_Written problem_
Reproduce exactly, and only, the lines of the material below running from the line bearing "Reproduce this chart with Plotly." through the line bearing "import plotly.graph_objects as go". Leave any pictures out.

_Source material_
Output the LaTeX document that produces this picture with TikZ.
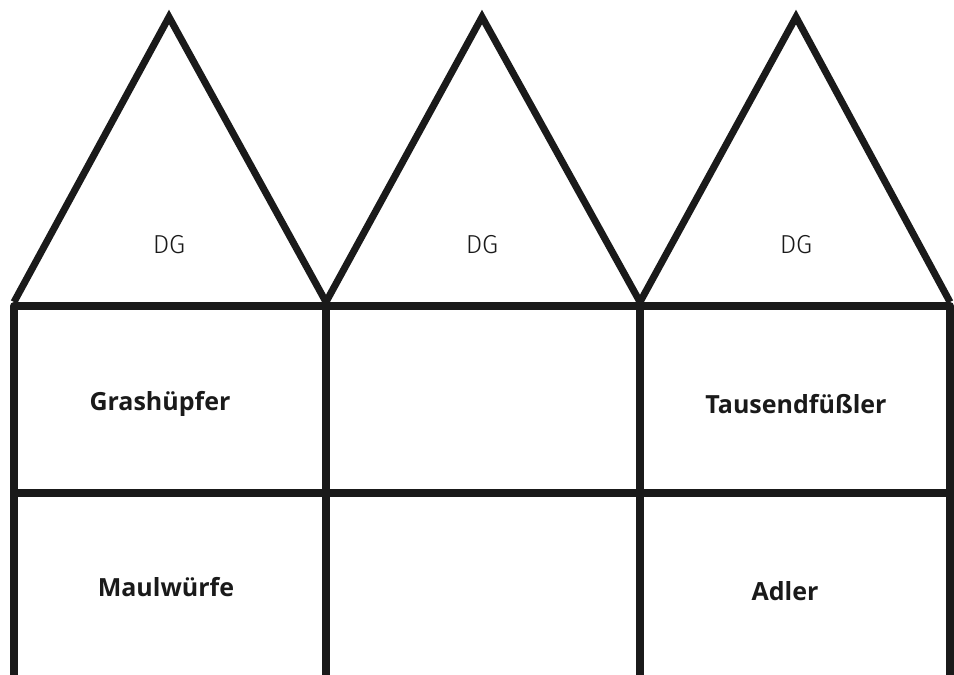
\documentclass[tikz,border=0pt]{standalone}
\usepackage{fontspec}
\setmainfont{Open Sans}
\newfontfamily\roofont{Fira Sans Light}
\begin{document}
\begin{tikzpicture}[x=1pt,y=-1pt,
  wall/.style={line width=8pt,draw=ink,line join=round},
  roof/.style={line width=7pt,draw=ink,line join=miter},
  rooflabel/.style={font=\roofont\fontsize{26}{30}\selectfont,text=ink},
  roomlabel/.style={font=\bfseries\fontsize{25}{30}\selectfont,text=ink}]
\definecolor{ink}{HTML}{1A1A1A}
\useasboundingbox (0,0) rectangle (954,675);

% column edges and floor levels
\coordinate (a0) at (14,306);  \coordinate (a1) at (326,306);
\coordinate (a2) at (640,306); \coordinate (a3) at (950,306);
\coordinate (b0) at (14,493);  \coordinate (b3) at (950,493);

% roofs
\draw[roof] (14,302) -- (169,17) -- (326,302);
\draw[roof] (326,302) -- (482,17) -- (640,302);
\draw[roof] (640,302) -- (796,17) -- (950,302);

% walls and ceilings
\draw[wall] (14,675) -- (a0) -- (a3) -- (950,675);
\draw[wall] (a1) -- (326,675);
\draw[wall] (a2) -- (640,675);
\draw[wall] (b0) -- (b3);

% labels
\node[rooflabel] (dg1) at (169,245) {DG};
\node[rooflabel] (dg2) at (482,245) {DG};
\node[rooflabel] (dg3) at (796,245) {DG};
\node[roomlabel] (r11) at (160,404) {Grashüpfer};
\node[roomlabel] (r13) at (796,404) {Tausendfüßler};
\node[roomlabel] (r21) at (166,587) {Maulwürfe};
\node[roomlabel] (r23) at (785,591) {Adler};
\end{tikzpicture}
\end{document}
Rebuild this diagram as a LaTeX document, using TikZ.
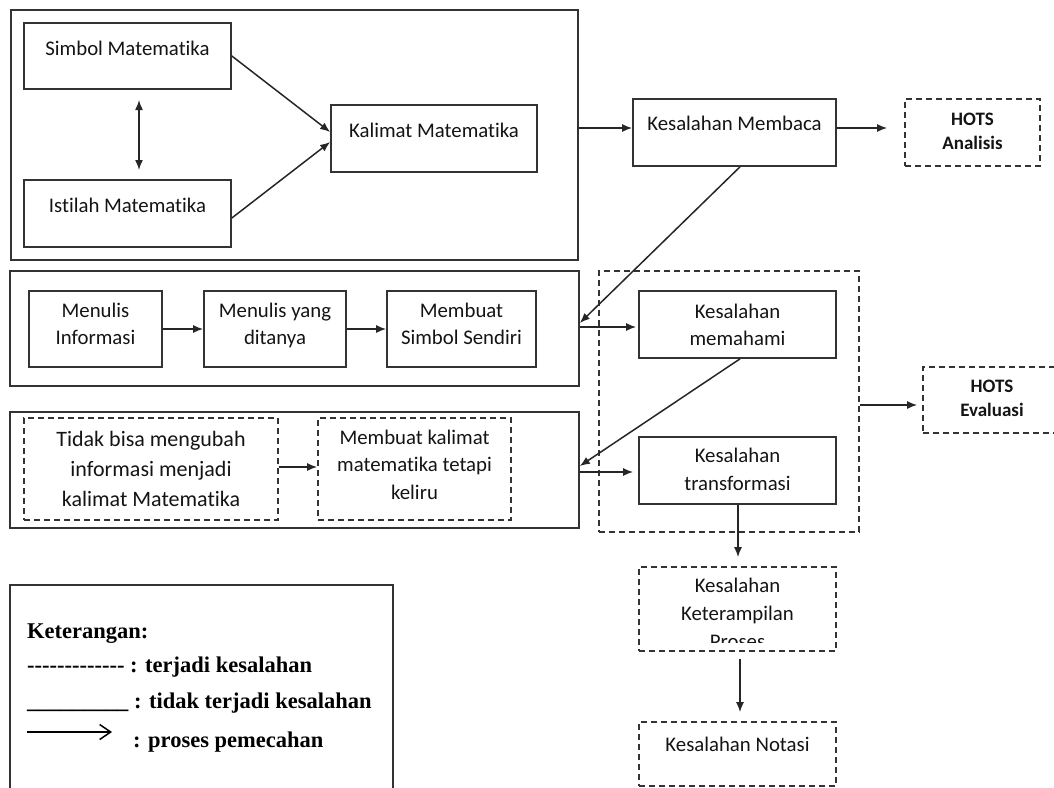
\documentclass[tikz,border=0pt]{standalone}
\usepackage{fontspec}
\setmainfont{Carlito}[Ligatures=NoCommon]
\newfontfamily\legendfont{Liberation Serif}
\usetikzlibrary{arrows.meta}
\newcommand\hy{\hbox{-}}
\tikzset{
  box/.style={draw=black!80, line width=1.7pt, rectangle, inner sep=0pt},
  dbox/.style={box, dash pattern=on 6pt off 4pt},
  lbl/.style={text=black!92, font=\fontsize{20.8}{27.5}\selectfont, align=center, inner sep=0pt},
  hots/.style={lbl, font=\bfseries\fontsize{19}{24}\selectfont},
  leg/.style={text=black, font=\legendfont\bfseries\fontsize{22.5}{27}\selectfont, inner sep=0pt, anchor=base west},
  arr/.style={-{Latex[length=10pt,width=8pt]}, line width=1.5pt, draw=black!85},
}
\begin{document}
\begin{tikzpicture}[x=1pt,y=-1pt]
\useasboundingbox (0,0) rectangle (1054,787);
\clip (0,0) rectangle (1054,787);

% rows used by horizontal connectors
\coordinate (rowA) at (0,128);
\coordinate (rowB) at (0,323);
\coordinate (rowC) at (0,327);
\coordinate (rowD) at (0,466);
\coordinate (rowE) at (0,472);
\coordinate (rowF) at (0,405);

% ---- group 1: symbols, terms, sentences
\node[box, minimum width=567, minimum height=250] (outer1) at (294.5,135) {};
\node[box, minimum width=207, minimum height=66] (simbol) at (127.5,56) {};
\node[lbl] (simbolT) at (127.5,50) {\strut Simbol Matematika};
\node[box, minimum width=207, minimum height=67] (istilah) at (127.5,213.5) {};
\node[lbl] (istilahT) at (127.5,207) {\strut Istilah Matematika};
\node[box, minimum width=206, minimum height=67] (kalimat) at (434,138.5) {};
\node[lbl] (kalimatT) at (434,132) {\strut Kalimat Matematika};
\coordinate (dA) at (139,100);
\coordinate (dB) at (139,170);
\draw[arr, {Latex[length=10pt,width=8pt]}-{Latex[length=10pt,width=8pt]}] (dA) -- (dB);
\draw[arr] (simbol.east) -- ([yshift=6.5pt]kalimat.west);
\draw[arr] ([yshift=-4.5pt]istilah.east) -- ([yshift=-3.5pt]kalimat.west);

% ---- reading error and HOTS analysis
\node[box, minimum width=203, minimum height=67] (membaca) at (734.5,132.5) {};
\node[lbl] (membacaT) at (734.5,125) {\strut Kesalahan Membaca};
\node[dbox, minimum width=135, minimum height=67] (analisis) at (972.5,132.5) {};
\node[hots] (analisisT) at (972.5,133) {\strut HOTS\\\strut Analisis};
\draw[arr] (outer1.east |- rowA) -- (membaca.west |- rowA);
\draw[arr, shorten >=17pt] (membaca.east |- rowA) -- (analisis.west |- rowA);

% ---- group 2: writing steps
\node[box, minimum width=569, minimum height=115] (outer2) at (294.5,328.5) {};
\node[box, minimum width=133, minimum height=76] (inf) at (95.5,329) {};
\node[lbl] (infT) at (95.5,325.5) {\strut Menulis\\\strut Informasi};
\node[box, minimum width=142, minimum height=76] (tanya) at (275,329) {};
\node[lbl] (tanyaT) at (275,325.5) {\strut Menulis yang\\\strut ditanya};
\node[box, minimum width=149, minimum height=76] (simbolS) at (461.5,329) {};
\node[lbl] (simbolST) at (461.5,325.5) {\strut Membuat\\\strut Simbol Sendiri};
\draw[arr] (inf.east) -- (tanya.west);
\draw[arr] (tanya.east) -- (simbolS.west);

% ---- group 3: transformation steps
\node[box, minimum width=569, minimum height=116] (outer3) at (294.5,470) {};
\node[dbox, minimum width=254, minimum height=102] (tidak) at (151,469) {};
\node[lbl, font=\fontsize{22}{30}\selectfont] (tidakT) at (151,470) {\strut Tidak bisa mengubah\\\strut informasi menjadi\\\strut kalimat Matematika};
\node[dbox, minimum width=193, minimum height=102] (keliru) at (414.5,469) {};
\node[lbl] (keliruT) at (414.5,466) {\strut Membuat kalimat\\\strut matematika tetapi\\\strut keliru};
\draw[arr] ([yshift=2pt]tidak.east) -- ([yshift=2pt]keliru.west);

% ---- understanding and transformation errors
\node[dbox, minimum width=260, minimum height=261] (bigdash) at (729,401.5) {};
\node[box, minimum width=197, minimum height=67] (memahami) at (737.5,324.5) {};
\node[lbl] (memahamiT) at (737.5,326.5) {\strut Kesalahan\\\strut memahami};
\node[box, minimum width=197, minimum height=67] (transf) at (737.5,470.5) {};
\node[lbl] (transfT) at (737.5,471) {\strut Kesalahan\\\strut transformasi};
\node[dbox, minimum width=138, minimum height=66] (evaluasi) at (992,400) {};
\node[hots] (evaluasiT) at (992,400) {\strut HOTS\\\strut Evaluasi};

\draw[arr] ([xshift=5.5pt]membaca.south) -- (outer2.east |- rowB);
\draw[arr, shorten >=2pt] (outer2.east |- rowC) -- (memahami.west |- rowC);
\draw[arr] ([xshift=2.5pt]memahami.south) -- (outer3.east |- rowD);
\draw[arr, shorten >=5pt] (outer3.east |- rowE) -- (transf.west |- rowE);
\draw[arr, shorten >=5pt] (bigdash.east |- rowF) -- (evaluasi.west |- rowF);

% ---- process skill and notation errors
\node[dbox, minimum width=197, minimum height=84] (keter) at (737.5,609) {};
\begin{scope}
  \clip (639,567) rectangle (836,642);
  \node[lbl, font=\fontsize{20.8}{28}\selectfont] (keterT) at (737.5,615) {\strut Kesalahan\\\strut Keterampilan\\\strut Proses};
\end{scope}
\node[dbox, minimum width=197, minimum height=64] (notasi) at (737.5,754) {};
\node[lbl] (notasiT) at (737.5,746) {\strut Kesalahan Notasi};
\draw[arr, shorten >=9pt] ([xshift=0.5pt]transf.south) -- ([xshift=0.5pt]keter.north);
\draw[arr, shorten <=7pt, shorten >=9pt] ([xshift=2.5pt]keter.south) -- ([xshift=2.5pt]notasi.north);

% ---- legend
\node[box, minimum width=383, minimum height=230] (legend) at (201.5,700) {};
\node[leg] (legA) at (27,638) {Keterangan:};
\node[leg] (legB) at (27,672) {\hy\hy\hy\hy\hy\hy\hy\hy\hy\hy\hy\hy\hy\ : terjadi kesalahan};
\node[leg] (legC) at (27,708) {\_\_\_\_\_\_\_\_\_\ : tidak terjadi kesalahan};
\coordinate (lgA) at (27,732);
\coordinate (lgB) at (112,732);
\draw[line width=1.5pt, -{Straight Barb[length=11pt,width=15pt,line width=1.5pt]}] (lgA) -- (lgB);
\node[leg] (legD) at (133,747) {: proses pemecahan};
\end{tikzpicture}
\end{document}
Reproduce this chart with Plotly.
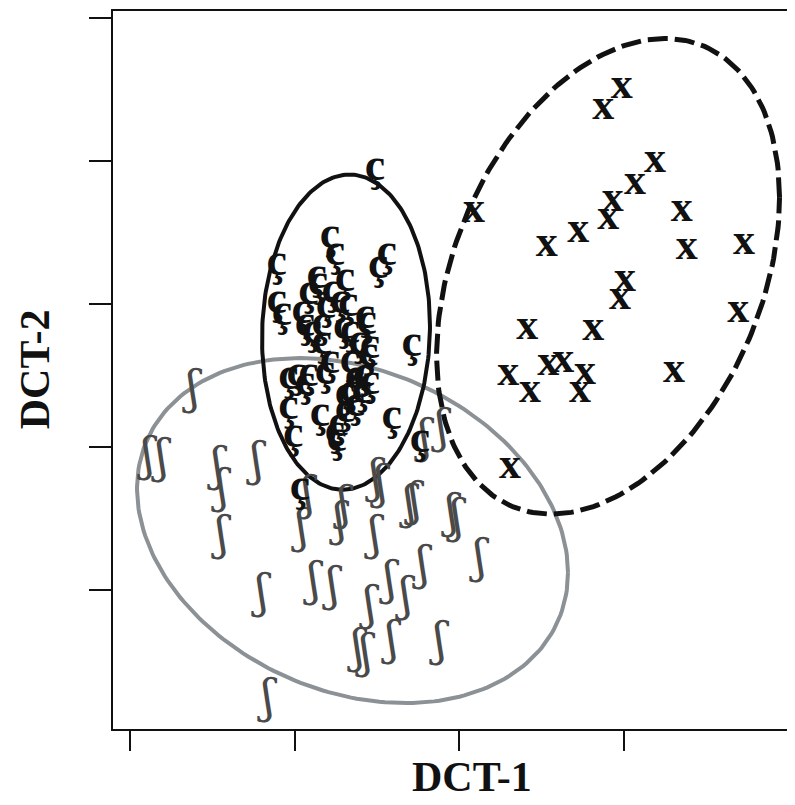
import numpy as np
import plotly.graph_objects as go

# ---- data (discriminant scores) ----
c_x = [-1.021, -1.568, -1.508, -0.879, -0.981, -2.216, -2.216, -1.730, -1.386, -1.832,
       -1.548, -1.346, -1.143, -1.912, -1.872, -1.669, -1.407, -1.122, -1.669, -1.224,
       -1.082, -0.575, -1.103, -2.075, -1.973, -1.832, -1.629, -1.264, -1.143, -1.082,
       -2.075, -1.690, -1.386, -1.467, -1.264, -1.183, -2.015, -0.818, -1.933, -0.474,
       -1.487, -1.508, -1.447, -1.617, -1.325, -1.787, -1.568, -1.325, -1.872, -1.325,
       -1.386, -1.167, -1.714, -2.152]
c_y = [1.900, 0.948, 0.715, 0.715, 0.530, 0.576, 0.042, 0.390, 0.344, 0.157,
       0.181, -0.004, -0.167, -0.098, -0.283, -0.283, -0.330, -0.261, -0.539, -0.539,
       -0.585, -0.562, -0.701, -1.027, -0.980, -0.980, -0.957, -1.027, -0.980, -1.097,
       -1.445, -1.537, -1.259, -1.677, -1.398, -1.213, -1.840, -1.585, -2.578, -1.909,
       -1.886, -1.794, 0.042, -0.028, -0.376, -0.376, -0.794, -0.794, -1.115, -1.213,
       -1.491, -1.003, 0.293, -0.125]

x_x = [1.978, 1.754, 2.383, 2.140, 1.869, 1.815, 0.182, 2.708, 1.066, 1.450,
       2.768, 3.465, 2.018, 1.957, 3.396, 0.830, 1.633, 2.614, 0.599, 0.863,
       1.086, 1.268, 1.532, 1.471, 0.620]
x_y = [3.038, 2.736, 2.003, 1.691, 1.459, 1.203, 1.296, 1.320, 0.832, 1.017,
       0.785, 0.854, 0.344, 0.088, -0.098, -0.330, -0.353, -0.934, -0.980, -1.213,
       -0.840, -0.794, -0.957, -1.213, -2.281]

s_x = [-3.234, -3.781, -3.611, -2.930, -2.881, -2.456, -2.881, -1.836, -1.909, -1.447,
       -1.398, -1.009, -0.948, -1.021, -0.596, -0.535, -0.085, -0.024, -0.438, 0.255,
       -1.763, -1.532, -0.839, -0.644, -1.082, -2.395, -1.228, -1.131, -0.815, -0.231,
       -2.322, -0.413, -0.207]
s_y = [-1.213, -2.160, -2.188, -2.300, -2.606, -2.230, -3.261, -2.704, -3.164, -3.066,
       -2.843, -2.467, -2.551, -3.261, -2.829, -2.787, -2.955, -3.024, -3.679, -3.582,
       -3.902, -3.972, -3.889, -4.111, -4.237, -4.070, -4.836, -4.906, -4.725, -4.739,
       -5.533, -1.909, -1.770]

# ellipse parameters per group: centre x, centre y, spread x, spread y, correlation
ell_c = [-1.374, -0.390, 1.021, 2.202, 0.04]
ell_x = [1.812, 0.390, 2.085, 3.324, 0.332]
ell_s = [-1.295, -3.164, 2.620, 2.411, -0.244]

x_ticks = [-4, -2, 0, 2, 4]
y_ticks = [-4, -2, 0, 2, 4]


def ellipse(p, n=240):
    cx, cy, sx, sy, rho = p
    t = np.linspace(0, 2 * np.pi, n)
    ex = cx + sx * np.cos(t)
    ey = cy + sy * (rho * np.cos(t) + np.sqrt(1 - rho ** 2) * np.sin(t))
    return ex, ey


fig = go.Figure()

ex, ey = ellipse(ell_s)
fig.add_trace(go.Scatter(x=ex, y=ey, mode="lines",
                         line=dict(color="#8c9196", width=4), hoverinfo="skip"))
ex, ey = ellipse(ell_c)
fig.add_trace(go.Scatter(x=ex, y=ey, mode="lines",
                         line=dict(color="#111111", width=4), hoverinfo="skip"))
ex, ey = ellipse(ell_x)
fig.add_trace(go.Scatter(x=ex, y=ey, mode="lines",
                         line=dict(color="#111111", width=5, dash="20px,7px"),
                         hoverinfo="skip"))

serif = "Liberation Serif, DejaVu Serif, serif"
fig.add_trace(go.Scatter(x=s_x, y=s_y, mode="text", text=["ʃ"] * len(s_x),
                         textfont=dict(family="DejaVu Serif, serif", size=46,
                                       color="#4a4a4a")))
fig.add_trace(go.Scatter(x=c_x, y=c_y, mode="text", text=["ç"] * len(c_x),
                         textfont=dict(family=serif, size=46, color="#111111",
                                       weight="bold")))
fig.add_trace(go.Scatter(x=x_x, y=x_y, mode="text", text=["x"] * len(x_x),
                         textfont=dict(family=serif, size=44, color="#111111",
                                       weight="bold")))

axis_common = dict(showticklabels=False, ticks="outside", tickwidth=2,
                   tickcolor="#111111", showline=True, linewidth=2,
                   linecolor="#111111", showgrid=False, zeroline=False)
fig.update_layout(
    width=795, height=805,
    margin=dict(l=105, r=8, t=1, b=84),
    plot_bgcolor="white", paper_bgcolor="white",
    showlegend=False,
    xaxis=dict(range=[-4.207, 4.085], tickvals=x_ticks, ticklen=20,
               mirror=True, **axis_common),
    yaxis=dict(range=[-5.937, 4.098], tickvals=y_ticks, ticklen=22,
               **axis_common),
    annotations=[
        dict(text="<b>DCT-1</b>", xref="paper", yref="paper", x=0.526, y=-0.0667,
             xanchor="center", yanchor="middle", showarrow=False,
             font=dict(family=serif, size=42, color="#111111")),
        dict(text="<b>DCT-2</b>", xref="paper", yref="paper", x=-0.1144, y=0.501,
             xanchor="center", yanchor="middle", showarrow=False, textangle=-90,
             font=dict(family=serif, size=42, color="#111111")),
    ],
)

fig.write_html("out.html")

_Correct answer_
Reproduce this chart with Plotly.
import numpy as np
import plotly.graph_objects as go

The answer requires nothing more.